> Directions
Can you print the data exactly and leave out each image?

◇ ◇ ◇

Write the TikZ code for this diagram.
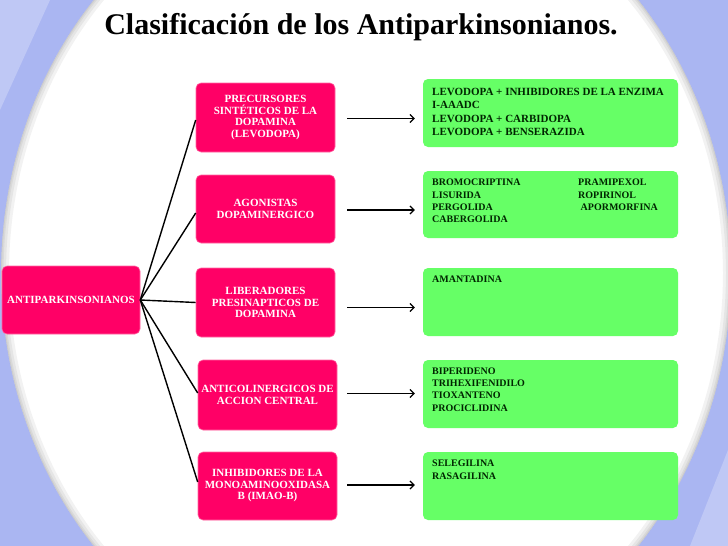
\documentclass[tikz,border=0pt]{standalone}
\usepackage{fontspec}
\setmainfont{Liberation Serif}
\usetikzlibrary{arrows.meta}
\definecolor{bgblue}{RGB}{170,182,242}
\definecolor{pinkbox}{RGB}{255,0,102}
\definecolor{greenbox}{RGB}{102,255,102}
\begin{document}
\begin{tikzpicture}[x=1pt,y=-1pt,
  pinkstyle/.style={draw=pinkbox!60!white, line width=0.6pt, fill=pinkbox, rounded corners=5pt, inner sep=0pt,
    text=white, align=center, font=\bfseries\fontsize{11}{11.5}\selectfont},
  greenstyle/.style={fill=greenbox, rounded corners=5pt, inner sep=0pt},
  gtext/.style={anchor=north west, inner sep=0pt, align=left, text=black!85!green,
    font=\bfseries\fontsize{10}{12.3}\selectfont},
  conn/.style={line width=1.4pt, black},
  arr/.style={line width=1.4pt, black, -{Straight Barb[length=4pt,width=8pt,line width=1.2pt]}}
]
\useasboundingbox (0,0) rectangle (728,546);
% background
\fill[bgblue] (0,0) rectangle (728,546);
\fill[white, opacity=0.25] (0,0) -- (50,0) -- (0,110) -- cycle;
\fill[white, opacity=0.25] (728,546) -- (690,546) -- (728,450) -- cycle;
\def\ovalpath{plot[domain=0:356, samples=90, smooth cycle, variable=\t] ({366+365*cos(\t)}, {273+410*sin(\t)})}
\fill[white] \ovalpath;
\begin{scope}
  \clip \ovalpath;
  \foreach \w in {16,10,5,2}{
    \draw[black, opacity=0.05, line width=\w pt] \ovalpath;
  }
\end{scope}
% title
\node[anchor=base, inner sep=0pt, font=\bfseries\fontsize{30}{34}\selectfont] (title) at (361,34) {Clasificación de los Antiparkinsonianos.};
% root
\node[pinkstyle, minimum width=138pt, minimum height=68pt] (root) at (71,300) {ANTIPARKINSONIANOS};
% pink boxes
\node[pinkstyle, minimum width=139pt, minimum height=69pt] (p1) at (265.5,117.5) {PRECURSORES\\SINTÉTICOS DE LA\\DOPAMINA\\(LEVODOPA)};
\node[pinkstyle, minimum width=139pt, minimum height=68pt] (p2) at (265.5,209) {AGONISTAS\\DOPAMINERGICO};
\node[pinkstyle, minimum width=139pt, minimum height=69pt] (p3) at (265.5,302.5) {LIBERADORES\\PRESINAPTICOS DE\\DOPAMINA};
\node[pinkstyle, minimum width=139pt, minimum height=70pt] (p4) at (267.5,395) {ANTICOLINERGICOS DE\\ACCION CENTRAL};
\node[pinkstyle, minimum width=139pt, minimum height=68pt] (p5) at (267.5,486) {INHIBIDORES DE LA\\MONOAMINOOXIDASA\\B (IMAO-B)};
% green boxes
\node[greenstyle, minimum width=255pt, minimum height=68pt] (g1) at (550.5,113) {};
\node[greenstyle, minimum width=255pt, minimum height=67pt] (g2) at (550.5,204.5) {};
\node[greenstyle, minimum width=255pt, minimum height=68pt] (g3) at (550.5,302) {};
\node[greenstyle, minimum width=255pt, minimum height=68pt] (g4) at (550.5,394) {};
\node[greenstyle, minimum width=255pt, minimum height=68pt] (g5) at (550.5,486) {};
% green texts
\node[gtext, font=\bfseries\fontsize{11}{13.1}\selectfont] (t1) at (432,88.4) {LEVODOPA + INHIBIDORES DE LA ENZIMA\\I-AAADC\\LEVODOPA + CARBIDOPA\\LEVODOPA + BENSERAZIDA};
\node[gtext] (t2) at (432,179) {\makebox[146pt][l]{BROMOCRIPTINA}PRAMIPEXOL\\\makebox[146pt][l]{LISURIDA}ROPIRINOL\\\makebox[146pt][l]{PERGOLIDA}\ APORMORFINA\\CABERGOLIDA};
\node[gtext] (t3) at (432,276.1) {AMANTADINA};
\node[gtext] (t4) at (432,367.4) {BIPERIDENO\\TRIHEXIFENIDILO\\TIOXANTENO\\PROCICLIDINA};
\node[gtext] (t5) at (432,460.1) {SELEGILINA\\RASAGILINA};
% connectors from root
\draw[conn] (root.east) -- ([yshift=-2.5pt]p1.west);
\draw[conn] (root.east) -- ([yshift=-4pt]p2.west);
\draw[conn] (root.east) -- (p3.west);
\draw[conn] (root.east) -- ([yshift=2pt]p4.west);
\draw[conn] (root.east) -- ([yshift=4pt]p5.west);
% arrows
\draw[arr] ([xshift=12pt,yshift=-1pt]p1.east) -- ([xshift=-8pt,yshift=-1pt]p1.east -| g1.west);
\draw[arr] ([xshift=12pt,yshift=-1pt]p2.east) -- ([xshift=-8pt,yshift=-1pt]p2.east -| g2.west);
\draw[arr] ([xshift=12pt,yshift=-5pt]p3.east) -- ([xshift=-8pt,yshift=-5pt]p3.east -| g3.west);
\draw[arr] ([xshift=10pt,yshift=1.5pt]p4.east) -- ([xshift=-8pt,yshift=1.5pt]p4.east -| g4.west);
\draw[arr] ([xshift=10pt,yshift=1pt]p5.east) -- ([xshift=-8pt,yshift=1pt]p5.east -| g5.west);
\end{tikzpicture}
\end{document}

◇ ◇ ◇

> Task solution
Write the TikZ code for this diagram.
\documentclass[tikz,border=0pt]{standalone}
\usepackage{fontspec}
\setmainfont{Liberation Serif}
\usetikzlibrary{arrows.meta}
\definecolor{bgblue}{RGB}{170,182,242}
\definecolor{pinkbox}{RGB}{255,0,102}
\definecolor{greenbox}{RGB}{102,255,102}
\begin{document}
\begin{tikzpicture}[x=1pt,y=-1pt,
  pinkstyle/.style={draw=pinkbox!60!white, line width=0.6pt, fill=pinkbox, rounded corners=5pt, inner sep=0pt,
    text=white, align=center, font=\bfseries\fontsize{11}{11.5}\selectfont},
  greenstyle/.style={fill=greenbox, rounded corners=5pt, inner sep=0pt},
  gtext/.style={anchor=north west, inner sep=0pt, align=left, text=black!85!green,
    font=\bfseries\fontsize{10}{12.3}\selectfont},
  conn/.style={line width=1.4pt, black},
  arr/.style={line width=1.4pt, black, -{Straight Barb[length=4pt,width=8pt,line width=1.2pt]}}
]
\useasboundingbox (0,0) rectangle (728,546);
% background
\fill[bgblue] (0,0) rectangle (728,546);
\fill[white, opacity=0.25] (0,0) -- (50,0) -- (0,110) -- cycle;
\fill[white, opacity=0.25] (728,546) -- (690,546) -- (728,450) -- cycle;
\def\ovalpath{plot[domain=0:356, samples=90, smooth cycle, variable=\t] ({366+365*cos(\t)}, {273+410*sin(\t)})}
\fill[white] \ovalpath;
\begin{scope}
  \clip \ovalpath;
  \foreach \w in {16,10,5,2}{
    \draw[black, opacity=0.05, line width=\w pt] \ovalpath;
  }
\end{scope}
% title
\node[anchor=base, inner sep=0pt, font=\bfseries\fontsize{30}{34}\selectfont] (title) at (361,34) {Clasificación de los Antiparkinsonianos.};
% root
\node[pinkstyle, minimum width=138pt, minimum height=68pt] (root) at (71,300) {ANTIPARKINSONIANOS};
% pink boxes
\node[pinkstyle, minimum width=139pt, minimum height=69pt] (p1) at (265.5,117.5) {PRECURSORES\\SINTÉTICOS DE LA\\DOPAMINA\\(LEVODOPA)};
\node[pinkstyle, minimum width=139pt, minimum height=68pt] (p2) at (265.5,209) {AGONISTAS\\DOPAMINERGICO};
\node[pinkstyle, minimum width=139pt, minimum height=69pt] (p3) at (265.5,302.5) {LIBERADORES\\PRESINAPTICOS DE\\DOPAMINA};
\node[pinkstyle, minimum width=139pt, minimum height=70pt] (p4) at (267.5,395) {ANTICOLINERGICOS DE\\ACCION CENTRAL};
\node[pinkstyle, minimum width=139pt, minimum height=68pt] (p5) at (267.5,486) {INHIBIDORES DE LA\\MONOAMINOOXIDASA\\B (IMAO-B)};
% green boxes
\node[greenstyle, minimum width=255pt, minimum height=68pt] (g1) at (550.5,113) {};
\node[greenstyle, minimum width=255pt, minimum height=67pt] (g2) at (550.5,204.5) {};
\node[greenstyle, minimum width=255pt, minimum height=68pt] (g3) at (550.5,302) {};
\node[greenstyle, minimum width=255pt, minimum height=68pt] (g4) at (550.5,394) {};
\node[greenstyle, minimum width=255pt, minimum height=68pt] (g5) at (550.5,486) {};
% green texts
\node[gtext, font=\bfseries\fontsize{11}{13.1}\selectfont] (t1) at (432,88.4) {LEVODOPA + INHIBIDORES DE LA ENZIMA\\I-AAADC\\LEVODOPA + CARBIDOPA\\LEVODOPA + BENSERAZIDA};
\node[gtext] (t2) at (432,179) {\makebox[146pt][l]{BROMOCRIPTINA}PRAMIPEXOL\\\makebox[146pt][l]{LISURIDA}ROPIRINOL\\\makebox[146pt][l]{PERGOLIDA}\ APORMORFINA\\CABERGOLIDA};
\node[gtext] (t3) at (432,276.1) {AMANTADINA};
\node[gtext] (t4) at (432,367.4) {BIPERIDENO\\TRIHEXIFENIDILO\\TIOXANTENO\\PROCICLIDINA};
\node[gtext] (t5) at (432,460.1) {SELEGILINA\\RASAGILINA};
% connectors from root
\draw[conn] (root.east) -- ([yshift=-2.5pt]p1.west);
\draw[conn] (root.east) -- ([yshift=-4pt]p2.west);
\draw[conn] (root.east) -- (p3.west);
\draw[conn] (root.east) -- ([yshift=2pt]p4.west);
\draw[conn] (root.east) -- ([yshift=4pt]p5.west);
% arrows
\draw[arr] ([xshift=12pt,yshift=-1pt]p1.east) -- ([xshift=-8pt,yshift=-1pt]p1.east -| g1.west);
\draw[arr] ([xshift=12pt,yshift=-1pt]p2.east) -- ([xshift=-8pt,yshift=-1pt]p2.east -| g2.west);
\draw[arr] ([xshift=12pt,yshift=-5pt]p3.east) -- ([xshift=-8pt,yshift=-5pt]p3.east -| g3.west);
\draw[arr] ([xshift=10pt,yshift=1.5pt]p4.east) -- ([xshift=-8pt,yshift=1.5pt]p4.east -| g4.west);
\draw[arr] ([xshift=10pt,yshift=1pt]p5.east) -- ([xshift=-8pt,yshift=1pt]p5.east -| g5.west);
\end{tikzpicture}
\end{document}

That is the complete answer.